FALL RIVER — Students at Diman Regional Vocational Technical High School are taking the lead on two construction projects in the community, building an on-site restroom for cemetery workers in Westport and a building addition for a local nonprofit.
“They get to use skills they learn in the shop area in a real-life setting,” said Maria Torres, the school’s Assistant Principal of Technical Affairs.
Community members can apply to have a house built for them, with the parameter that construction must be able to be completed within a single school year. They then pay the school 10% of the house’s assessed value.
This year, students are constructing an addition to a facility in Swansea that belongs to People, Incorporated, a local human services nonprofit. Walls are up for the new addition, with electrical work beginning soon, Torres said.
The project is a step up from the learning students have access to on-campus, like studying building codes and building a shed, Torres said.
Diman students are also working on a series of improvements in Westport’s Beech Grove Cemetery. Seniors in the building and property maintenance program installed a bathroom for cemetery workers at the cemetery’s maintenance garage. Next, plumbing students plan to make the bathroom functional.

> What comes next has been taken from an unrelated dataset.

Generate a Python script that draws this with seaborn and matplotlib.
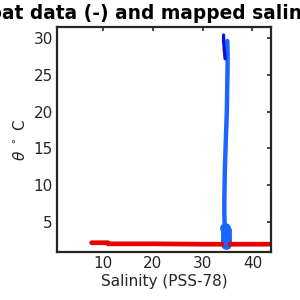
import numpy as np
import pandas as pd
import matplotlib
matplotlib.use("Agg")
import matplotlib.pyplot as plt
import seaborn as sns

# float profiles (lines)
float_red_sal = [7.7, 11.0, 11.0, 20.0, 30.0, 34.0, 46.0]
float_red_theta = [2.2, 2.2, 2.05, 2.05, 2.0, 2.0, 2.0]
float_blue_sal = [34.2, 34.2, 34.3, 34.4, 34.5]
float_blue_theta = [30.4, 29.6, 28.8, 28.0, 27.2]

# mapped salinity (circles)
map_theta = [29.6, 28.0, 26.0, 24.3, 22.0, 20.0, 18.0, 16.2, 14.0, 12.0, 10.0,
             8.0, 6.0, 5.0, 4.2, 3.8, 3.4, 3.0, 2.7, 2.4, 2.2, 2.0, 1.9]
map_sal = [34.95, 35.0, 35.0, 34.95, 34.9, 34.85, 34.75, 34.65, 34.55, 34.45, 34.4,
           34.35, 34.35, 34.4, 34.45, 34.55, 34.65, 34.7, 34.75, 34.75, 34.7, 34.7, 34.7]
deep_theta = [4.2, 3.9, 3.6, 3.3, 3.0, 2.7, 2.4, 2.2, 2.0]
deep_sal = [34.5, 34.6, 34.65, 34.7, 34.7, 34.75, 34.7, 34.65, 34.6]

sns.set_style("white")
plt.rcParams["font.family"] = ["DejaVu Sans"]
ink = "#262626"

fig = plt.figure(figsize=(3, 3), dpi=100)
ax = fig.add_axes([0.19, 0.16, 0.713, 0.75])

red = pd.DataFrame({"S": float_red_sal, "T": float_red_theta})
sns.lineplot(data=red, x="S", y="T", sort=False, estimator=None,
             color="#e60000", lw=3.4, ax=ax)

mp = pd.DataFrame({"S": map_sal, "T": map_theta})
sns.lineplot(data=mp, x="S", y="T", sort=False, estimator=None,
             color="#1a66ff", lw=3.2, ax=ax)
dp = pd.DataFrame({"S": deep_sal, "T": deep_theta})
sns.scatterplot(data=dp, x="S", y="T", color="#1a66ff", s=45, edgecolor="#1a66ff",
                linewidth=1, ax=ax)

fb = pd.DataFrame({"S": float_blue_sal, "T": float_blue_theta})
sns.lineplot(data=fb, x="S", y="T", sort=False, estimator=None,
             color="#0a14d0", lw=2.4, ax=ax)

ax.set_xlim(0.75, 43.7)
ax.set_ylim(0.94, 31.5)
ax.set_xticks([10, 20, 30, 40])
ax.set_yticks([5, 10, 15, 20, 25, 30])
for s in ax.spines.values():
    s.set_visible(True)
    s.set_color(ink)
    s.set_linewidth(1.6)
ax.tick_params(direction="in", length=3, width=1.2, color=ink, labelcolor=ink,
               labelsize=11, top=True, right=True, pad=3)
ax.set_xlabel("Salinity (PSS-78)", fontsize=11, color=ink, labelpad=2)
ax.set_ylabel(r"$\theta$ $^\circ$ C", fontsize=11, color=ink, labelpad=4)
ax.set_title("Float data (-) and mapped salinity (o)", fontsize=13.4, x=0.52,
             fontweight="bold", color="black", pad=6)

fig.savefig("out.png", dpi=100)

Students in Diman's building and property maintenance program are working on improvements to Beech Grove Cemetery in Westport, including re-shingling one side of the maintenance shed.
Along with the bathroom, students are re-shingling one side of the maintenance shed and repaired several historic gates throughout the cemetery. Like most community projects, Westport will be responsible for the cost of materials, but not labor.
Patrick Bowen, a building and property maintenance instructor at the school, said this sort of hands-on work that directly benefits the community is typical for seniors in his program. Previously, they’ve done projects like rebuilding dugouts in Swansea’s baseball fields and remodeling bathrooms in the field’s snack shack to make them accessible.
“We’re out of the classroom every day,” he said. “We listen to announcements and then we get in the vans and we go do stuff.”